Breach The Quiet Traitor Movie

Revisiting the Masterclass in Psychological Espionage, Breach.

When you think of a spy thriller, your mind usually jumps to explosions, car chases through exotic cities, and heroes leaping off tall buildings. But the most chilling spy stories like Breach often take place not in sunny Monaco, but in the cold, grey banality of an office cubicle.

Released in 2007, director Billy Ray’s film Breach stands as a taut, undervalued masterpiece precisely because it rejects the Hollywood action playbook. Instead, it offers a deeply unsettling, claustrophobic look into the true story of the worst security breach in FBI history the capture of double agent Robert Hanssen.

If you are looking for a suspense film driven entirely by dialogue, paranoia, and the slow, chilling realization of betrayal, it’s time to revisit this essential thriller.

The Plot: The Spy Who Came from Inside

Breach is based on the real-life investigation that led to the arrest of Robert Hanssen (played by the phenomenal Chris Cooper), a veteran FBI agent who spent over twenty years secretly selling highly classified U.S. intelligence to Moscow.

The story unfolds primarily through the eyes of Eric O’Neill (Ryan Phillippe), a young, ambitious FBI operative who thinks he’s been assigned a dream job as Hanssen’s new clerk. O’Neill soon learns the truth: he is merely a pawn in a sophisticated, high-stakes surveillance operation designed to gather enough evidence from within Hanssen’s own office to finally unmask the elusive mole.

What follows is not a race against a clock ticking toward global destruction, but a psychological duel. O’Neill must build a relationship with a man he knows is a traitor, all while navigating Hanssen’s volatile moods, profound intelligence, and crushing paranoia.

The Powerhouse Performance of Chris Cooper

The film’s success rests squarely on the shoulders of Chris Cooper, whose portrayal of Robert Hanssen is one of the most compelling villainous performances of the 21st century.

Hanssen is not a Bond villain. He’s a devout Catholic, a technology expert, a family man, and, arguably, the most dangerous man in American intelligence. Cooper expertly captures the terrifying duality of the character: he is simultaneously boring and brilliant, nurturing and terrifying. He quotes scripture one moment and subtly threatens O’Neill’s career the next.

Hanssen’s greatest trick was hiding in plain sight. He was the most unlikely of spies, which is exactly why he was so devastatingly effective. When Hanssen tells O’Neill, “You know, most people think they’re special. They’re not,” it’s delivered with a chilling certainty that reminds the audience that this man believes he is untouchable.

Claustrophobic Tension Over High-Octane Action

What makes Breach a masterclass in tension is its refusal to rely on typical thriller tropes. There are no dramatic shootouts. The stakes are raised entirely through verbal sparring and the simple act of trying to steal a PDA.

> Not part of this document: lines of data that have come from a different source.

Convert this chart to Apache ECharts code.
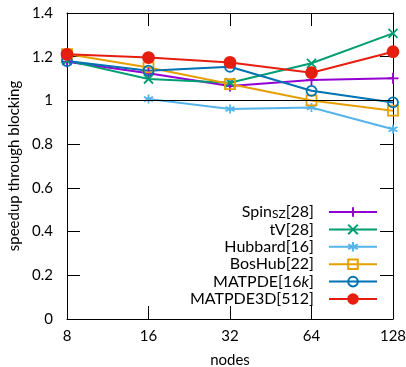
<!DOCTYPE html>
<html><head><meta charset="utf-8">
<script src="https://cdn.jsdelivr.net/npm/echarts@6/dist/echarts.min.js"></script>
<style>html,body{margin:0;padding:0;background:#fff}#c{width:406px;height:367px}</style>
</head><body><div id="c"></div>
<script>
var nodes = [8, 16, 32, 64, 128];
var xTicks = ['8','16','32','64','128'];
var spinSZ   = [1.177, 1.124, 1.066, 1.093, 1.101];
var tV       = [1.182, 1.098, 1.081, 1.170, 1.307];
var hubbard  = [null, 1.006, 0.961, 0.968, 0.868];
var bosHub   = [1.212, 1.151, 1.075, 1.000, 0.953];
var matpde   = [1.180, 1.136, 1.154, 1.044, 0.991];
var matpde3d = [1.211, 1.196, 1.174, 1.127, 1.223];

var FONT = 'Lato';
var names = ['Spin_SZ[28]','tV[28]','Hubbard[16]','BosHub[22]','MATPDE[16k]','MATPDE3D[512]'];
var plus = 'path://M5,0 L5,10 M0,5 L10,5';
var cross = 'path://M0,0 L10,10 M0,10 L10,0';
var star = 'path://M5,0 L5,10 M0.7,2.5 L9.3,7.5 M0.7,7.5 L9.3,2.5';

function mk(name, data, color, symbol, size, fill){
  return {
    name: name, type: 'line',
    data: nodes.map(function(n,i){ return data[i]==null ? null : [n, data[i]]; }),
    connectNulls: false,
    symbol: symbol, symbolSize: size, showAllSymbol: true,
    lineStyle: {color: color, width: 2},
    itemStyle: {color: fill || color, borderColor: color, borderWidth: 1.8},
    emphasis: {disabled: true},
    animation: false, z: 3
  };
}
var series = [
  mk(names[0], spinSZ, '#9400d3', plus, 11),
  mk(names[1], tV, '#009e73', cross, 9),
  mk(names[2], hubbard, '#56b4e9', star, 9),
  mk(names[3], bosHub, '#e69f00', 'rect', 10, 'rgba(255,255,255,0)'),
  mk(names[4], matpde, '#0072b2', 'circle', 10, 'rgba(255,255,255,0)'),
  mk(names[5], matpde3d, '#e51e10', 'circle', 11)
];
series[0].markLine = {silent: true, symbol: 'none', label: {show: false},
  lineStyle: {color: '#000', width: 1, type: 'solid'}, data: [{yAxis: 1}], animation: false};

var chart = echarts.init(document.getElementById('c'));
var axisBase = {
  axisLine: {show: true, onZero: false, lineStyle: {color: '#000', width: 1}},
  axisTick: {show: true, inside: true, length: 13, lineStyle: {color: '#000', width: 1}},
  splitLine: {show: false}
};
chart.setOption({
  backgroundColor: '#fff',
  animation: false,
  textStyle: {fontFamily: FONT},
  grid: {left: 67, right: 13, top: 13, bottom: 48, containLabel: false, outerBoundsMode: 'none'},
  legend: {
    orient: 'vertical', left: 179, top: 199, align: 'right',
    itemWidth: 48, itemHeight: 12, itemGap: 1.4,
    selectedMode: false,
    formatter: function(n){
      if (n === 'Spin_SZ[28]') return 'Spin{sub|SZ}[28]';
      if (n === 'MATPDE[16k]') return 'MATPDE[16{it|k}]';
      return n;
    },
    textStyle: {fontFamily: FONT, fontSize: 16, color: '#000', width: 130, align: 'right', lineHeight: 16,
      padding: [0, 10, 0, 0],
      rich: {sub: {fontFamily: FONT, fontSize: 12, verticalAlign: 'bottom', padding: [6,0,0,0]},
             it: {fontFamily: FONT, fontSize: 16, fontStyle: 'italic'}}},
    data: names
  },
  xAxis: [
    Object.assign({type: 'log', logBase: 2, min: 8, max: 128, position: 'bottom',
      name: 'nodes', nameLocation: 'middle', nameGap: 34,
      nameTextStyle: {fontFamily: FONT, fontSize: 15, color: '#000'},
      axisLabel: {color: '#000', fontSize: 15, fontFamily: FONT, margin: 10,
        formatter: function(v){ return String(Math.round(v)); }}}, axisBase),
    Object.assign({type: 'log', logBase: 2, min: 8, max: 128, position: 'top',
      axisLabel: {show: false}}, axisBase)
  ],
  yAxis: [
    Object.assign({type: 'value', min: 0, max: 1.4, interval: 0.2, position: 'left',
      name: 'speedup through blocking', nameLocation: 'middle', nameGap: 41,
      nameTextStyle: {fontFamily: FONT, fontSize: 15, color: '#000'},
      axisLabel: {color: '#000', fontSize: 15, fontFamily: FONT, margin: 14,
        formatter: function(v){ return String(Math.round(v*10)/10); }}}, axisBase),
    Object.assign({type: 'value', min: 0, max: 1.4, interval: 0.2, position: 'right',
      axisLabel: {show: false}}, axisBase)
  ],
  series: series
});
</script></body></html>
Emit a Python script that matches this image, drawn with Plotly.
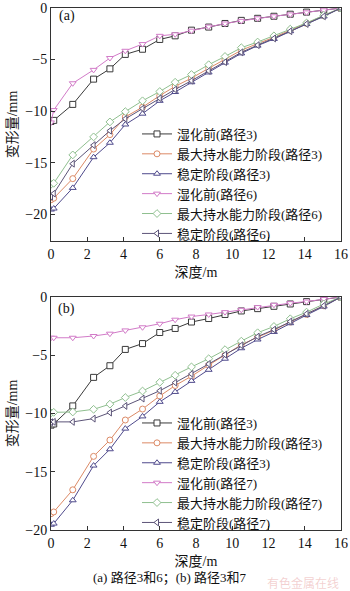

Director Billy Ray creates an atmosphere of pervasive dread in the chilly, drab offices of the FBI’s counterintelligence unit. The camera often lingers on Phillippe’s face, communicating the heavy burden of his task. Every interaction with Hanssen a shared drive home, a discussion about God, a request for a file feels like a life-or-death scenario because O’Neill knows one mistake could expose him, ending not just his career, but potentially his life and the investigation.

This dynamic beautifully illustrates the core truth of espionage: often, the most important battles are won not with weapons, but with words, patience, and the ability to maintain a facade.

Why Breach Still Matters

Breach isn’t just an excellent entry in the spy genre; it’s a detailed exploration of trust, professional duty, and the insidious nature of betrayal. It explores how a man could commit treason for decades while maintaining regular, unremarkable life a detail far more unsettling than any fictional super-villain plot.